J’ai poussé la licence plus loin : car, quoique la guerre dure encore, j’ai fait la paix d’imagination pour finir, n’étant pas assuré de ne pas prendre la goutte lorsque ces troubles s’apaiseront. Vous verrez, par le troisième et le quatrième chant que je vous envoie, qu’il n’était pas possible de mêler des faits graves avec tant de sottises. Le sublime fatigue à la longue, et les polissonneries font rire. Je pense bien comme vous que plus on avance en âge, plus il faut essayer de se dérider. Aucun sujet ne m’aurait fourni une aussi abondante matière que les Polonais ; Montesquieu aurait perdu son temps à trouver chez eux les principes des républiques ou des gouvernements souverains. L’intérêt, l’orgueil, la bassesse, et la pusillanimité, semblent être les fruits du gouvernement anarchique. Au lieu de philosophes, vous y trouvez des esprits abrutis par la plus stupide superstition, et des hommes capables de tous les crimes que des lâches peuvent commettre. Le corps de la confédération n’agit point par système. Ce Pulawski, dont vous aurez vu le nom dans mes rapsodies, est proprement l’auteur de la conspiration tramée contre le roi de Pologne[2] Les autres confédérés regardent le trône comme vacant, quoiqu’il soit rempli ; les uns y veulent placer le landgrave de Hesse ; d’autres, l’électeur de Saxe ; d’autres encore, le prince de Teschen. Tous ces partis différents ont autant de haine l’un pour l’autre que les jansénistes, les molinistes, et les calvinistes entre eux. C’est pour cela que je les compare aux maçons de la tour de Babel. Le crime qu’ils viennent de tenter ne les a pas décrédités chez leurs protecteurs, parce qu’en effet plusieurs de ces confédérés l’ont ignoré ; mais qu’ils aient des protecteurs ou non, ils n’en sont pas plus redoutables ; et par les mesures que votre souveraine vient de prendre, dans peu leur mauvaise volonté sera confondue.
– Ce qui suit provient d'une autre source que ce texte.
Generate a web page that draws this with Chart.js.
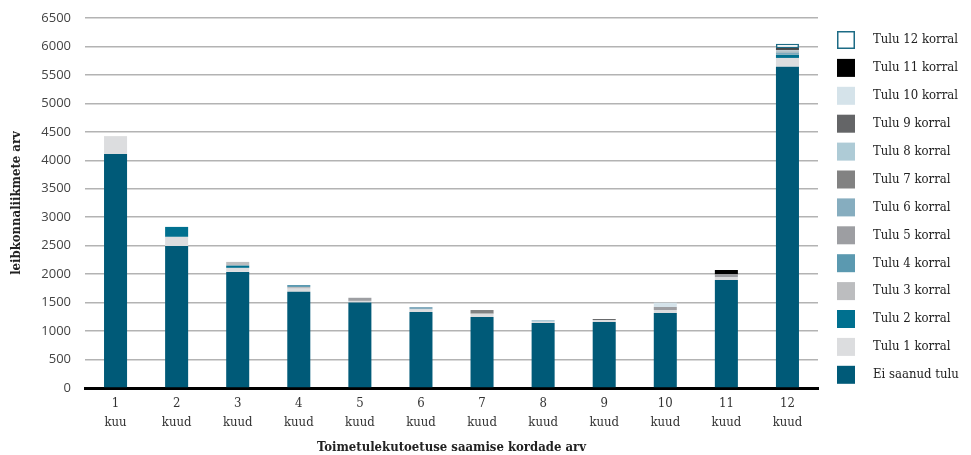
<!DOCTYPE html>
<html>
<head>
<meta charset="utf-8">
<script src="https://cdn.jsdelivr.net/npm/chart.js@4.4.0/dist/chart.umd.min.js"></script>
<style>
  html, body { margin: 0; padding: 0; background: #ffffff; }
  #wrap { position: relative; width: 971px; height: 455px; }
</style>
</head>
<body>
<div id="wrap"><canvas id="c" width="971" height="455"></canvas></div>
<script>
// Months of receiving subsistence benefit (x categories, two-line labels)
const categories = [
  ['1', 'kuu'], ['2', 'kuud'], ['3', 'kuud'], ['4', 'kuud'], ['5', 'kuud'], ['6', 'kuud'],
  ['7', 'kuud'], ['8', 'kuud'], ['9', 'kuud'], ['10', 'kuud'], ['11', 'kuud'], ['12', 'kuud']
];

// Household members by number of times income was received
const eiSaanud = [4110, 2495, 2040, 1690, 1500, 1335, 1247, 1142, 1160, 1318, 1897, 5645];
const tulu1    = [ 315,  160,   70,   55,   30,   45,   58,   20,   35,   52,   47,  153];
const tulu2    = [   0,  175,   40,    0,    0,    0,    0,    0,    0,    0,    0,   58];
const tulu3    = [   0,    0,   65,   30,    0,    0,    0,    0,    0,    0,    0,   10];
const tulu4    = [   0,    0,    0,   35,    0,    0,    0,    0,    0,    0,    0,   15];
const tulu5    = [   0,    0,    0,    0,   55,    0,    0,    0,    0,   53,   53,   10];
const tulu6    = [   0,    0,    0,    0,    0,   43,    0,    0,    0,    0,    0,   15];
const tulu7    = [   0,    0,    0,    0,    0,    0,   65,    0,    0,    0,    0,    5];
const tulu8    = [   0,    0,    0,    0,    0,    0,    0,   33,    0,    0,    0,   15];
const tulu9    = [   0,    0,    0,    0,    0,    0,    0,    0,   17,    0,    0,    5];
const tulu10   = [   0,    0,    0,    0,    0,    0,    0,    0,    0,   76,    0,   10];
const tulu11   = [   0,    0,    0,    0,    0,    0,    0,    0,    0,    0,   76,   27];
const tulu12   = [   0,    0,    0,    0,    0,    0,    0,    0,    0,    0,    0,   81];

const yTicks = [0, 500, 1000, 1500, 2000, 2500, 3000, 3500, 4000, 4500, 5000, 5500, 6000, 6500];

const seriesNames = [
  'Ei saanud tulu', 'Tulu 1 korral', 'Tulu 2 korral', 'Tulu 3 korral', 'Tulu 4 korral',
  'Tulu 5 korral', 'Tulu 6 korral', 'Tulu 7 korral', 'Tulu 8 korral', 'Tulu 9 korral',
  'Tulu 10 korral', 'Tulu 11 korral', 'Tulu 12 korral'
];
const seriesValues = [eiSaanud, tulu1, tulu2, tulu3, tulu4, tulu5, tulu6, tulu7, tulu8, tulu9, tulu10, tulu11, tulu12];
const seriesColors = [
  '#005a78', '#dcdddf', '#00708f', '#bcbdbf', '#5b99b0', '#9d9ea2', '#86adbf',
  '#828282', '#aecbd6', '#646567', '#d5e3ea', '#000000', '#ffffff'
];

const slab = '"DejaVu Serif Condensed", "DejaVu Serif", serif';
const sans = '"Open Sans", "Liberation Sans", sans-serif';

const datasets = seriesNames.map((name, i) => ({
  label: name,
  data: seriesValues[i],
  backgroundColor: seriesColors[i],
  borderColor: i === 12 ? '#1c6b85' : seriesColors[i],
  borderWidth: i === 12 ? 1.5 : 0,
  borderSkipped: false,
  barPercentage: 0.377,
  categoryPercentage: 1.0
}));

// Legend drawn on the right, top item = last series
const sideLegend = {
  id: 'sideLegend',
  afterDraw(chart) {
    const ctx = chart.ctx;
    ctx.save();
    ctx.font = '13px ' + slab;
    ctx.textBaseline = 'middle';
    ctx.textAlign = 'left';
    const ds = chart.data.datasets;
    for (let k = 0; k < ds.length; k++) {
      const d = ds[ds.length - 1 - k];
      const top = 31 + k * 27.9;
      ctx.fillStyle = d.backgroundColor;
      ctx.fillRect(837, top, 18, 18);
      if (d.borderWidth > 0) {
        ctx.strokeStyle = d.borderColor;
        ctx.lineWidth = 1.5;
        ctx.strokeRect(837.75, top + 0.75, 16.5, 16.5);
      }
      ctx.fillStyle = '#222222';
      ctx.fillText(d.label, 873, top + 9);
    }
    ctx.restore();
  }
};

new Chart(document.getElementById('c'), {
  type: 'bar',
  data: { labels: categories, datasets: datasets },
  plugins: [sideLegend],
  options: {
    responsive: false,
    animation: false,
    layout: { padding: { top: 0, right: 153, bottom: 0, left: 0 } },
    plugins: {
      legend: { display: false },
      tooltip: { enabled: false }
    },
    scales: {
      x: {
        stacked: true,
        grid: { display: false, drawTicks: false },
        border: { display: true, color: '#000000', width: 3 },
        ticks: {
          color: '#333333',
          font: { family: slab, size: 13, lineHeight: 1.4 },
          padding: 7,
          maxRotation: 0,
          autoSkip: false
        },
        title: {
          display: true,
          text: 'Toimetulekutoetuse saamise kordade arv',
          color: '#222222',
          font: { family: slab, size: 13, weight: 'bold' },
          padding: { top: 8, bottom: 0 }
        },
        afterFit(scale) { scale.height = 67; }
      },
      y: {
        stacked: true,
        min: 0,
        max: 6500,
        afterBuildTicks(scale) { scale.ticks = yTicks.map(v => ({ value: v })); },
        grid: { color: '#b3b3b3', lineWidth: 1.6, drawTicks: false },
        border: { display: false },
        ticks: {
          color: '#444444',
          font: { family: sans, size: 13 },
          padding: 14,
          callback: (v) => String(v)
        },
        title: {
          display: true,
          text: 'leibkonnaliikmete arv',
          color: '#222222',
          font: { family: slab, size: 13, weight: 'bold' },
          padding: { top: 9, bottom: 0 }
        },
        afterFit(scale) {
          scale.width = 85;
          scale.paddingTop = 18;
        }
      }
    }
  }
});
</script>
</body>
</html>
Il semble que pour détourner mes yeux des sottises polonaises et de la scène atroce de Varsovie, ma sœur la reine de Suède ait pris ce temps pour venir revoir ses parents, après une absence de vingt-huit années. Son arrivée a ranimé toute la famille ; je m’en suis cru de dix ans plus jeune. Je fais mes efforts pour dissiper les regrets qu’elle donne à la perte d’un

  1. Voyez tome XX, page 451
  2. Selon les Berlinische Nachrichten von Staats und gelehrten Sachen du 22 décembre 1772, n° 153, page 733, Pulawski était tout à fait innocent de cet attentat.